By MICHAEL BRUNE, Executive Director of the Sierra Club.
It looks a lot worse out on the water than it does on TV. The Gulf of Mexico is literally a sea of oil, with countless orange-brown waves of sludge washing into its beautiful salt marshes. We passed oil-drenched pelicans and dolphins, with no rescue crews anywhere nearby. It was heartbreaking.
If we can find ways to get from Point A to Point B without financing terrorism and cooking the planet, there's no reason we can't finally move—as BP's 2000 corporate rebranding effort put it—"beyond petroleum."
Here's the good news: When the Exxon Valdez ran aground 21 years ago, we didn't have the wealth of alternatives to oil that are available today. For example, we could save more than 25 percent of the oil that's extracted from the Gulf of Mexico if we used alternate energy sources for home heating and electricity production.

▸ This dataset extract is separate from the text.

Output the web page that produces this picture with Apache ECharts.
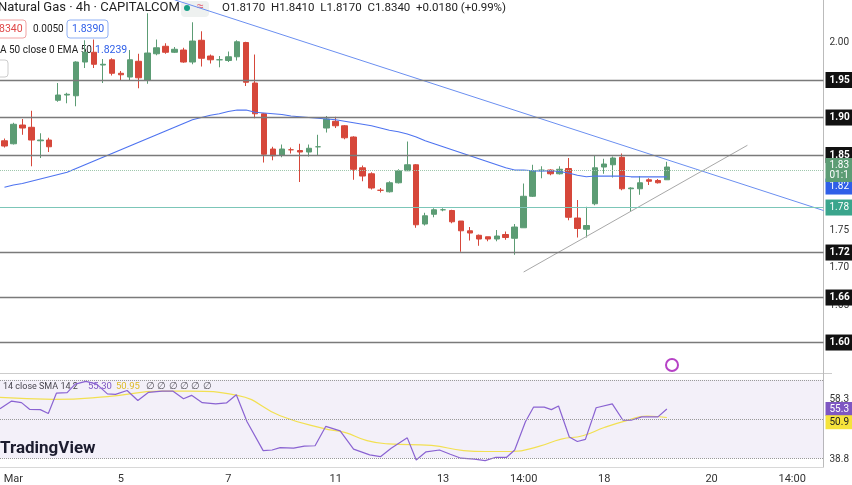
<!DOCTYPE html>
<html><head><meta charset="utf-8">
<script src="https://cdn.jsdelivr.net/npm/echarts@6/dist/echarts.min.js"></script>
<style>html,body{margin:0;padding:0;background:#fff}#c{width:852px;height:485px}</style>
</head><body><div id="c"></div>
<script>
// OHLC per 4h candle
const opens  = [1.869,1.865,1.890,1.887,1.869,1.870,1.923,1.930,1.929,1.974,1.987,1.970,1.977,1.959,1.954,1.975,1.950,1.985,1.995,1.987,1.990,1.974,2.003,1.982,1.977,1.976,1.981,2.000,1.946,1.905,1.858,1.850,1.857,1.856,1.854,1.861,1.886,1.895,1.889,1.874,1.833,1.825,1.803,1.801,1.813,1.829,1.837,1.758,1.771,1.777,1.776,1.762,1.749,1.743,1.741,1.738,1.744,1.739,1.753,1.795,1.829,1.830,1.825,1.832,1.766,1.751,1.785,1.834,1.837,1.847,1.805,1.805,1.817,1.816,1.817];
const closes = [1.862,1.891,1.886,1.870,1.870,1.861,1.930,1.931,1.974,1.987,1.971,1.971,1.959,1.957,1.977,1.953,1.986,1.993,1.987,1.991,1.974,2.002,1.979,1.977,1.977,1.981,2.001,1.947,1.905,1.851,1.849,1.858,1.857,1.854,1.859,1.861,1.898,1.889,1.873,1.831,1.822,1.806,1.803,1.813,1.829,1.837,1.757,1.769,1.777,1.777,1.761,1.749,1.746,1.738,1.738,1.742,1.740,1.754,1.795,1.829,1.830,1.825,1.831,1.767,1.752,1.756,1.833,1.838,1.846,1.805,1.806,1.813,1.815,1.813,1.834];
const lows   = [1.860,1.864,1.877,1.835,1.846,1.854,1.921,1.919,1.915,1.966,1.966,1.946,1.956,1.950,1.950,1.939,1.945,1.983,1.985,1.986,1.973,1.971,1.968,1.972,1.967,1.974,1.976,1.942,1.899,1.840,1.843,1.847,1.852,1.814,1.848,1.850,1.880,1.886,1.871,1.817,1.815,1.804,1.800,1.800,1.812,1.829,1.753,1.756,1.767,1.775,1.759,1.721,1.736,1.729,1.735,1.735,1.737,1.717,1.753,1.794,1.819,1.823,1.824,1.763,1.740,1.740,1.783,1.825,1.820,1.803,1.775,1.797,1.810,1.812,1.817];
const highs  = [1.872,1.893,1.898,1.909,1.879,1.873,1.946,1.933,1.975,2.003,2.004,1.978,1.979,1.962,1.990,1.985,2.039,2.004,1.999,1.994,1.993,2.027,2.015,1.984,1.982,1.988,2.003,2.001,1.984,1.906,1.861,1.864,1.860,1.865,1.864,1.877,1.902,1.901,1.890,1.875,1.836,1.827,1.806,1.815,1.831,1.868,1.838,1.773,1.779,1.779,1.777,1.762,1.754,1.744,1.741,1.750,1.748,1.758,1.812,1.837,1.835,1.831,1.835,1.846,1.790,1.781,1.849,1.845,1.848,1.852,1.807,1.822,1.819,1.818,1.841];
const ema50  = [1.807,1.810,1.812,1.815,1.818,1.821,1.824,1.827,1.832,1.837,1.842,1.847,1.852,1.857,1.862,1.867,1.872,1.877,1.882,1.887,1.892,1.897,1.900,1.903,1.905,1.908,1.910,1.910,1.907,1.906,1.905,1.904,1.902,1.901,1.900,1.899,1.898,1.897,1.895,1.893,1.891,1.889,1.886,1.883,1.881,1.878,1.874,1.869,1.865,1.861,1.857,1.853,1.849,1.845,1.841,1.837,1.833,1.830,1.830,1.829,1.829,1.829,1.828,1.826,1.823,1.821,1.822,1.822,1.822,1.822,1.821,1.821,1.821,1.821,1.821];
// RSI(14) readings [candle index, value]
const rsiPts = [[-0.5,55.4],[0.8,57.9],[1.9,57.4],[2.8,55.2],[4,55.1],[4.9,53.8],[5.8,60.5],[7,60.7],[7.9,63.5],[9.1,64.4],[10.3,63.5],[11.5,60.3],[12.4,60.1],[13.7,61.4],[14.9,58.1],[16.1,60.8],[17.6,61.2],[18.8,61.2],[20,58.7],[20.9,59.8],[22.1,57.4],[23.6,57.0],[24.8,57.3],[25.9,60.0],[27.1,51.1],[28.9,41.6],[29.9,41.8],[30.8,42.6],[32.3,42.4],[33.5,43.1],[34.7,43.2],[35.9,49.6],[37.5,48.1],[39,42.1],[40.8,40.2],[42,39.6],[43.2,42.4],[45,45.8],[46,38.5],[47.1,41.2],[48.6,41.8],[49.8,40.4],[51,39.1],[52.5,38.8],[53.7,38.3],[54.9,39.4],[56.1,39.4],[57,41.8],[58.2,51.1],[59.1,55.9],[60.3,55.9],[61.1,55.1],[61.9,56.3],[63.1,46.1],[64,44.6],[64.9,45.3],[66.1,55.7],[67.9,57.0],[69.1,51.6],[70,51.6],[71.2,52.7],[73,52.7],[74,55.3]];
const smaPts = [[-0.5,59.1],[5.5,58.5],[11.5,59.4],[17.6,61.2],[20.6,61.2],[26,59.8],[30.8,53.1],[35.6,48.9],[38,47.6],[40.5,44.9],[42.9,43.8],[47.7,43.3],[51.3,41.6],[53.7,41.3],[56.7,41.3],[59.7,43.0],[62.2,45.4],[64.6,46.5],[67,49.2],[69.4,51.4],[71.8,53.0],[74,52.5]];
const resistanceLine = [[19,2.057],[91.5,1.776]];
const supportLine = [[58,1.694],[83,1.863]];
const dateLabels = {1:'Mar',13:'5',25:'7',37:'11',49:'13',58:'14:00',67:'18',79:'20',88:'14:00'};
const levels = [1.95,1.90,1.85,1.72,1.66,1.605];
const levelLabels = ['1.95','1.90','1.85','1.72','1.66','1.60'];
const supportLevel = 1.78;
const N = 92;

const cats = Array.from({length:N},(_,i)=>String(i));
const dateCats = Array.from({length:N},(_,i)=>dateLabels[i]||'');
const ohlc = opens.map((o,i)=>[o,closes[i],lows[i],highs[i]]);
const font = 'Roboto';
const hidden = {color:'rgba(0,0,0,0)',width:0};
const chart = echarts.init(document.getElementById('c'));
chart.setOption({
  animation:false,
  backgroundColor:'#fff',
  textStyle:{fontFamily:font},
  grid:[{left:0,right:20,top:0,height:375},{left:0,right:20,top:375,height:93}],
  xAxis:[
    {type:'category',gridIndex:0,data:cats,axisLine:{show:false},axisTick:{show:false},axisLabel:{show:false},splitLine:{show:false}},
    {type:'category',gridIndex:1,data:dateCats,axisLine:{lineStyle:{color:'#d8d8d8'}},axisTick:{show:false},
      axisLabel:{interval:0,color:'#333',fontSize:11,margin:7},splitLine:{show:false}},
    {type:'value',gridIndex:1,min:-0.5,max:N-0.5,show:false},
    {type:'value',gridIndex:0,min:-0.5,max:N-0.5,show:false}
  ],
  yAxis:[
    {type:'value',gridIndex:0,position:'right',min:1.5567,max:2.0567,splitLine:{show:false},
      axisLine:{show:true,onZero:false,lineStyle:{color:'#bbb'}},axisTick:{show:false},
      axisLabel:{customValues:[1.65,1.70,1.75,2.00],formatter:v=>v.toFixed(2),color:'#333',fontSize:10,margin:6}},
    {type:'value',gridIndex:1,position:'right',min:36.2,max:66.5,splitLine:{show:false},
      axisLine:{show:true,onZero:false,lineStyle:{color:'#bbb'}},axisTick:{show:false},
      axisLabel:{customValues:[58.3,38.8],formatter:v=>v.toFixed(1),color:'#333',fontSize:10,margin:6}}
  ],
  series:[
    {type:'candlestick',xAxisIndex:0,yAxisIndex:0,data:ohlc,barWidth:6,
      itemStyle:{color:'#5c9c74',color0:'#d6473a',borderColor:'#5c9c74',borderColor0:'#d6473a',borderWidth:1},
      markLine:{symbol:'none',silent:true,animation:false,
        data:[
          ...levels.map((v,k)=>({yAxis:v,lineStyle:{color:'#7a7a7a',width:1.3,type:'solid'},
            label:{show:true,position:'end',formatter:levelLabels[k],backgroundColor:'#111',color:'#fff',fontWeight:'bold',fontSize:10,padding:[3,4],distance:2}})),
          {yAxis:supportLevel,lineStyle:{color:'#7cc6b8',width:1.2,type:'solid'},
            label:{show:true,position:'end',formatter:'1.78',backgroundColor:'#3aa58c',color:'#fff',fontSize:10,padding:[3,4],distance:2}},
          {yAxis:1.8239,lineStyle:hidden,
            label:{show:true,position:'end',formatter:'1.82',backgroundColor:'#2f5fe8',color:'#fff',fontSize:10,padding:[3,4],distance:2,offset:[0,9]}},
          {yAxis:1.834,lineStyle:{color:'#9fc7ad',width:1,type:'dotted'},
            label:{show:true,position:'end',formatter:'1.83\n01:1',backgroundColor:'#5c9c74',color:'#fff',fontSize:10,padding:[2,4],distance:2}}
        ]}},
    {type:'line',xAxisIndex:0,yAxisIndex:0,data:ema50,symbol:'none',lineStyle:{color:'#4f74f0',width:1.2}},
    {type:'line',xAxisIndex:3,yAxisIndex:0,data:resistanceLine,symbol:'none',lineStyle:{color:'#6b8ff0',width:1}},
    {type:'line',xAxisIndex:3,yAxisIndex:0,data:supportLine,symbol:'none',lineStyle:{color:'#a8a8a8',width:1}},
    {type:'line',xAxisIndex:2,yAxisIndex:1,data:smaPts,symbol:'none',smooth:true,lineStyle:{color:'#f2e052',width:1.2}},
    {type:'line',xAxisIndex:2,yAxisIndex:1,data:rsiPts,symbol:'none',lineStyle:{color:'#8a63d2',width:1.2},
      markArea:{silent:true,itemStyle:{color:'rgba(126,87,194,0.09)'},data:[[{yAxis:39.0},{yAxis:64.9}]]},
      markLine:{symbol:'none',silent:true,data:[
        {yAxis:64.9,lineStyle:{color:'#999',type:'dotted',width:1},label:{show:false}},
        {yAxis:52.0,lineStyle:{color:'#999',type:'dotted',width:1},label:{show:false}},
        {yAxis:39.0,lineStyle:{color:'#999',type:'dotted',width:1},label:{show:false}},
        {yAxis:55.3,lineStyle:hidden,label:{show:true,position:'end',formatter:'55.3',backgroundColor:'#7e57c2',color:'#fff',fontSize:10,padding:[2,4],distance:2}},
        {yAxis:50.95,lineStyle:hidden,label:{show:true,position:'end',formatter:'50.9',backgroundColor:'#f5e33b',color:'#222',fontSize:10,padding:[2,4],distance:2}}
      ]}}
  ],
  graphic:[
    {type:'rect',shape:{x:0,y:373,width:832,height:1},style:{fill:'#ccc'}},
    {type:'text',left:-2,top:1,style:{text:'Natural Gas · 4h · CAPITALCOM',fontSize:13,fill:'#222',fontFamily:font}},
    {type:'rect',shape:{x:181,y:1,width:28,height:16,r:4},style:{fill:'#eef1f0'}},
    {type:'circle',shape:{cx:187,cy:8,r:3},style:{fill:'#17a085'}},
    {type:'text',left:197,top:1,style:{text:'≈',fontSize:12,fill:'#e0556a'}},
    {type:'text',left:222,top:2,style:{text:'O1.8170  H1.8410  L1.8170  C1.8340  +0.0180 (+0.99%)',fontSize:11.5,fill:'#222',fontFamily:font}},
    {type:'rect',shape:{x:-6,y:20,width:32,height:18,r:3},style:{fill:'#fff',stroke:'#f2a3a3'}},
    {type:'text',left:-1,top:24,style:{text:'8340',fontSize:10.5,fill:'#e04848',fontFamily:font}},
    {type:'text',left:33,top:24,style:{text:'0.0050',fontSize:10,fill:'#222',fontFamily:font}},
    {type:'rect',shape:{x:67,y:20,width:41,height:18,r:3},style:{fill:'#fff',stroke:'#8fb0f5'}},
    {type:'text',left:72,top:24,style:{text:'1.8390',fontSize:10.5,fill:'#2f5fe8',fontFamily:font}},
    {type:'text',left:0,top:45,style:{text:'A 50 close 0 EMA 50',fontSize:10,fill:'#222',fontFamily:font}},
    {type:'text',left:95,top:45,style:{text:'1.8239',fontSize:10.5,fill:'#2f5fe8',fontFamily:font}},
    {type:'rect',shape:{x:-6,y:60,width:14,height:17,r:3},style:{fill:'#fff',stroke:'#ccc'}},
    {type:'text',left:3,top:382,style:{text:'14 close SMA 14 2',fontSize:9,fill:'#444',fontFamily:font}},
    {type:'text',left:88,top:382,style:{text:'55.30',fontSize:9.5,fill:'#7e57c2',fontFamily:font}},
    {type:'text',left:116,top:382,style:{text:'50.95',fontSize:9.5,fill:'#e8c61a',fontFamily:font}},
    {type:'text',left:146,top:382,style:{text:'∅ ∅ ∅ ∅ ∅ ∅',fontSize:9.5,fill:'#555',fontFamily:font}},
    {type:'text',left:0,top:440,style:{text:'TradingView',fontSize:17,fontWeight:'bold',fill:'#131722',fontFamily:font}},
    {type:'circle',shape:{cx:672,cy:365,r:6},style:{fill:'#fff',stroke:'#b642c6',lineWidth:2}}
  ]
});
</script></body></html>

We could save more than the total amount of oil produced in the gulf (or all the oil we import from the entire Persian Gulf) by moving freight from highways to railways and repowering commercial vehicles with cleaner fuels.
As individuals, there is much that we can and must do to cut oil consumption, starting with walking, biking, and riding transit whenever possible. The single most effective thing we can do as a country to get off oil, however, is to electrify transportation. The days of tinkering around with tiny increases in fuel economy should be long gone.